Skipping all pictures, set down the lines of the listing from the first through the one with "from matplotlib.patches import Rectangle".
--- RAW DATA ---
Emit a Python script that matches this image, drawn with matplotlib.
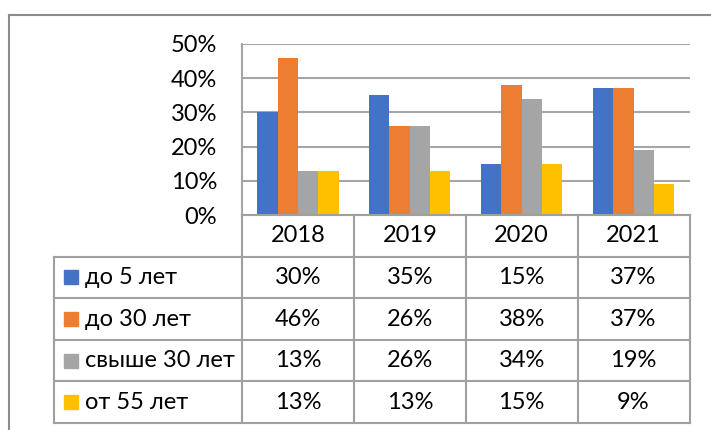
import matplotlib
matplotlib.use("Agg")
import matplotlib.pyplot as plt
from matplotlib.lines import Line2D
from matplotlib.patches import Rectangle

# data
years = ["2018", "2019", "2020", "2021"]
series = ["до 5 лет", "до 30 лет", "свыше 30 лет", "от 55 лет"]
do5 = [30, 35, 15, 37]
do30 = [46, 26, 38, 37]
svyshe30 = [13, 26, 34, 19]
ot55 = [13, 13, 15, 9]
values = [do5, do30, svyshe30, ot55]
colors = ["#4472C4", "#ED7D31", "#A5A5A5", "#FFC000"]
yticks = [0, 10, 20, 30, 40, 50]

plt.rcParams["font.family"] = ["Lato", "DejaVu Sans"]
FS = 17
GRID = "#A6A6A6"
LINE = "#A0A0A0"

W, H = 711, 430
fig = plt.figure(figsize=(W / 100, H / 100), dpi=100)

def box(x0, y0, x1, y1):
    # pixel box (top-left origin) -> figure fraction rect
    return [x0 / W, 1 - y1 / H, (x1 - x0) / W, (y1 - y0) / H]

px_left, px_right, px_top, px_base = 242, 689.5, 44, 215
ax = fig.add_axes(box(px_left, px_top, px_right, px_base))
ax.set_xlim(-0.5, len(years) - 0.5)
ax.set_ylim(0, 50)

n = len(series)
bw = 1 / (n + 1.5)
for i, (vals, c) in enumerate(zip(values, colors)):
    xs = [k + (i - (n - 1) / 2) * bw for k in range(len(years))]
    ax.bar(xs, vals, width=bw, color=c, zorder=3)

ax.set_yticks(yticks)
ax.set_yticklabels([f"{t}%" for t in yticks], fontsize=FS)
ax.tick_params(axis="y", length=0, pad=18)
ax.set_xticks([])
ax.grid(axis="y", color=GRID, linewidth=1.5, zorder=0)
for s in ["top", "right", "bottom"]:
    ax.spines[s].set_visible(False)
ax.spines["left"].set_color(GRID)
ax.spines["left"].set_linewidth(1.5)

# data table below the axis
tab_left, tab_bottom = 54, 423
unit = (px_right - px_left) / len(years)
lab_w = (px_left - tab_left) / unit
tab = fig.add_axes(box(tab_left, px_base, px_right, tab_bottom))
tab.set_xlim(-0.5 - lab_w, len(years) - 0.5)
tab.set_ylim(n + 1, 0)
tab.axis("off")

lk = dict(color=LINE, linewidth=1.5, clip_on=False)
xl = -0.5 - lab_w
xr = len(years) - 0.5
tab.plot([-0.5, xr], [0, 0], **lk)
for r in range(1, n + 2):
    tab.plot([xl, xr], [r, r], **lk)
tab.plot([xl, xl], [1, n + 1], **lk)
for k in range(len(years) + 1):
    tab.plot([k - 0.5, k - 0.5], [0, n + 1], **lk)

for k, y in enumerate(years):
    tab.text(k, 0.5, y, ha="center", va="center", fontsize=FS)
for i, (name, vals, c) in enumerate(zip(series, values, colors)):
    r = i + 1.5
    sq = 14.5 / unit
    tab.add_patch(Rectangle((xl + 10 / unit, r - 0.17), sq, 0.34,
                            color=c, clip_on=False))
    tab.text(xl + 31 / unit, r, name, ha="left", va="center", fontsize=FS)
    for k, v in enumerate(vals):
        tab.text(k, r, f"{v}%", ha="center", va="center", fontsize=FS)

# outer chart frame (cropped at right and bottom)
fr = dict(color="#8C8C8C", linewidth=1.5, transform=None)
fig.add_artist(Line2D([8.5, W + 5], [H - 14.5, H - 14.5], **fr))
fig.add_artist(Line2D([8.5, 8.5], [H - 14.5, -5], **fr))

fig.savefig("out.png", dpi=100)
---
→ **THE SOLUTION**
Emit a Python script that matches this image, drawn with matplotlib.
import matplotlib
matplotlib.use("Agg")
import matplotlib.pyplot as plt
from matplotlib.lines import Line2D
from matplotlib.patches import Rectangle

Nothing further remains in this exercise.